SAT observed that MCA routed a complaint to SEBI to answer questions regarding chit fund companies, along with the Company where the appellant is a director; however, the appellant claimed she never signed any documents about the Company and that her signatures surfacing on various documents were forged by her husband, who was a director in the Company, thus disputing becoming a Director.
SAT further elucidated that “Since no proof of the assertions made by the appellant was filed, the WTM did not accept her contention and found that since her name was registered as a Director in the filings before the MCA and was thus responsible for the refund of money as a Director and accordingly the impugned order was passed.”

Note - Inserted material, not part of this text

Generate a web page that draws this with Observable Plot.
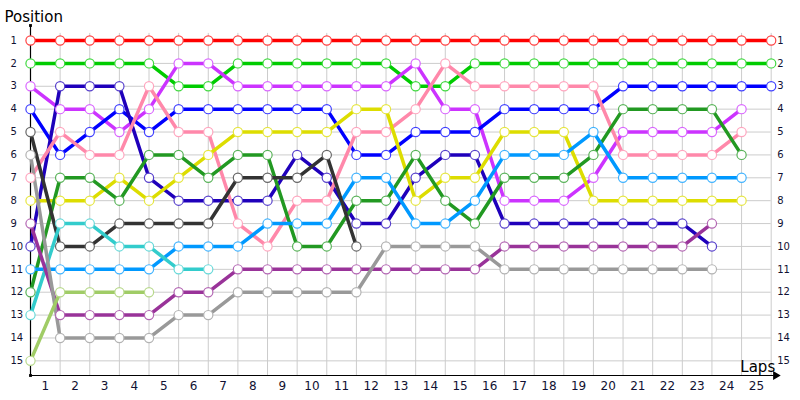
<!DOCTYPE html>
<html>
<head>
<meta charset="utf-8">
<script src="https://cdn.jsdelivr.net/npm/d3@7"></script>
<script src="https://cdn.jsdelivr.net/npm/@observablehq/plot@0.6"></script>
<style>
  html, body { margin: 0; padding: 0; background: #fff; }
  #chart svg { display: block; font-family: "DejaVu Sans", sans-serif; }
</style>
</head>
<body>
<div id="chart"></div>
<script>
// ---- data ----
const laps = [0,1,2,3,4,5,6,7,8,9,10,11,12,13,14,15,16,17,18,19,20,21,22,23,24,25];
const lapLabels = [1,2,3,4,5,6,7,8,9,10,11,12,13,14,15,16,17,18,19,20,21,22,23,24,25];
const positions = [1,2,3,4,5,6,7,8,9,10,11,12,13,14,15];

const driverNames = ["red","green","violet","blue","navy","pink","yellow","darkgreen","lightblue","darkgray","cyan","purple","gray","olive"];
const driverColors = ["#ff0000","#00cc00","#cc33ff","#0000ff","#1f00bb","#ff88aa","#dddd00","#229922","#0099ff","#333333","#33cccc","#993399","#999999","#a0cc66"];

const posRed       = [1,1,1,1,1,1,1,1,1,1,1,1,1,1,1,1,1,1,1,1,1,1,1,1,1,1];
const posGreen     = [2,2,2,2,2,3,3,2,2,2,2,2,2,3,3,2,2,2,2,2,2,2,2,2,2,2];
const posViolet    = [3,4,4,5,4,2,2,3,3,3,3,3,3,2,4,4,8,8,8,7,5,5,5,5,4];
const posBlue      = [4,6,5,4,5,4,4,4,4,4,4,6,6,5,5,5,4,4,4,4,3,3,3,3,3,3];
const posNavy      = [10,3,3,3,7,8,8,8,8,6,7,9,9,7,6,6,9,9,9,9,9,9,9,10];
const posPink      = [7,5,6,6,3,5,5,9,10,8,8,5,5,4,2,3,3,3,3,3,6,6,6,6,5];
const posYellow    = [8,8,8,7,8,7,6,5,5,5,5,4,4,8,7,7,5,5,5,8,8,8,8,8,8];
const posDarkGreen = [12,7,7,8,6,6,7,6,6,10,10,8,8,6,8,9,7,7,7,6,4,4,4,4,6];
const posLightBlue = [11,11,11,11,11,10,10,10,9,9,9,7,7,9,9,8,6,6,6,5,7,7,7,7,7];
const posDarkGray  = [5,10,10,9,9,9,9,7,7,7,6,10];
const posCyan      = [13,9,9,10,10,11,11];
const posPurple    = [9,13,13,13,13,12,12,11,11,11,11,11,11,11,11,11,10,10,10,10,10,10,10,9];
const posGray      = [6,14,14,14,14,13,13,12,12,12,12,12,10,10,10,10,11,11,11,11,11,11,11,11];
const posOlive     = [15,12,12,12,12];

const series = [posRed,posGreen,posViolet,posBlue,posNavy,posPink,posYellow,posDarkGreen,posLightBlue,posDarkGray,posCyan,posPurple,posGray,posOlive];

// ---- table built from the arrays ----
const rows = [];
series.forEach((arr, i) => {
  arr.forEach((p, j) => rows.push({driver: driverNames[i], color: driverColors[i], lap: laps[j], pos: p}));
});
const lighter = c => d3.interpolateRgb(c, "#ffffff")(0.25);

// layout helpers (scale domain extents)
const yTop = 0.344, yBottom = 15.64, yGridTop = 0.69;

const chart = Plot.plot({
  width: 800,
  height: 400,
  marginLeft: 30,
  marginRight: 29.3,
  marginTop: 25,
  marginBottom: 25,
  x: {domain: [0, 25], axis: null},
  y: {domain: [yTop, yBottom], reverse: true, axis: null},
  color: {type: "identity"},
  marks: [
    // grid
    Plot.ruleX(laps, {x: d => d, y1: yGridTop, y2: yBottom, stroke: "#cccccc", strokeWidth: 1}),
    Plot.ruleY(positions, {y: d => d, x1: 0, x2: 25, stroke: "#cccccc", strokeWidth: 1}),
    // axes
    Plot.ruleX([0], {y1: yTop, y2: yBottom, stroke: "#000", strokeWidth: 1.2}),
    Plot.ruleY([yBottom], {x1: 0, x2: 25.1, stroke: "#000", strokeWidth: 1.2}),
    Plot.dot([25.15], {x: d => d, y: yBottom, symbol: "triangle2", rotate: 90, r: 4.2, fill: "#000", stroke: "none"}),
    Plot.dot([0], {x: d => d, y: yTop, symbol: "square", r: 1.6, fill: "#000"}),
    Plot.dot([0], {x: d => d, y: yBottom, symbol: "square", r: 1.6, fill: "#000"}),
    // lines and markers
    Plot.line(rows, {x: "lap", y: "pos", z: "driver", stroke: "color", strokeWidth: 3.5, strokeLinejoin: "round", curve: "linear"}),
    Plot.dot(rows, {x: "lap", y: "pos", r: 4.6, fill: "#ffffff", stroke: d => lighter(d.color), strokeWidth: 1.2}),
    // tick labels
    Plot.text(positions, {x: 0, y: d => d, dx: -20, text: d => String(d), textAnchor: "start", fontSize: 10, fill: "#111133"}),
    Plot.text(positions, {x: 25, y: d => d, dx: 6, text: d => String(d), textAnchor: "start", fontSize: 10, fill: "#111133"}),
    Plot.text(lapLabels, {x: d => d - 0.5, y: yBottom, dy: 11, text: d => String(d), fontSize: 12, fill: "#111133"}),
    // titles
    Plot.text(["Position"], {frameAnchor: "top-left", dx: -26, dy: -4, text: d => d, textAnchor: "start", lineAnchor: "bottom", fontSize: 15, fill: "#000"}),
    Plot.text(["Laps"], {frameAnchor: "bottom-right", dx: 4, dy: -4, text: d => d, textAnchor: "end", lineAnchor: "bottom", fontSize: 15, fill: "#000"})
  ]
});
document.getElementById("chart").appendChild(chart);
</script>
</body>
</html>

The SAT also determined that the Appellant had merely made a straightforward declaration about the claim that her spouse had forged her signatures. Aside from this oral claim, the Appellant had not provided any supporting documentation to SEBI or even disclosed this Tribunal.
Given that no FIR was lodged nor was any proof submitted to support her contentions, SAT finally observed that the contested order is accurate since arguments cannot be taken into account, particularly given that her name may be located on the MCA Portal as a Director.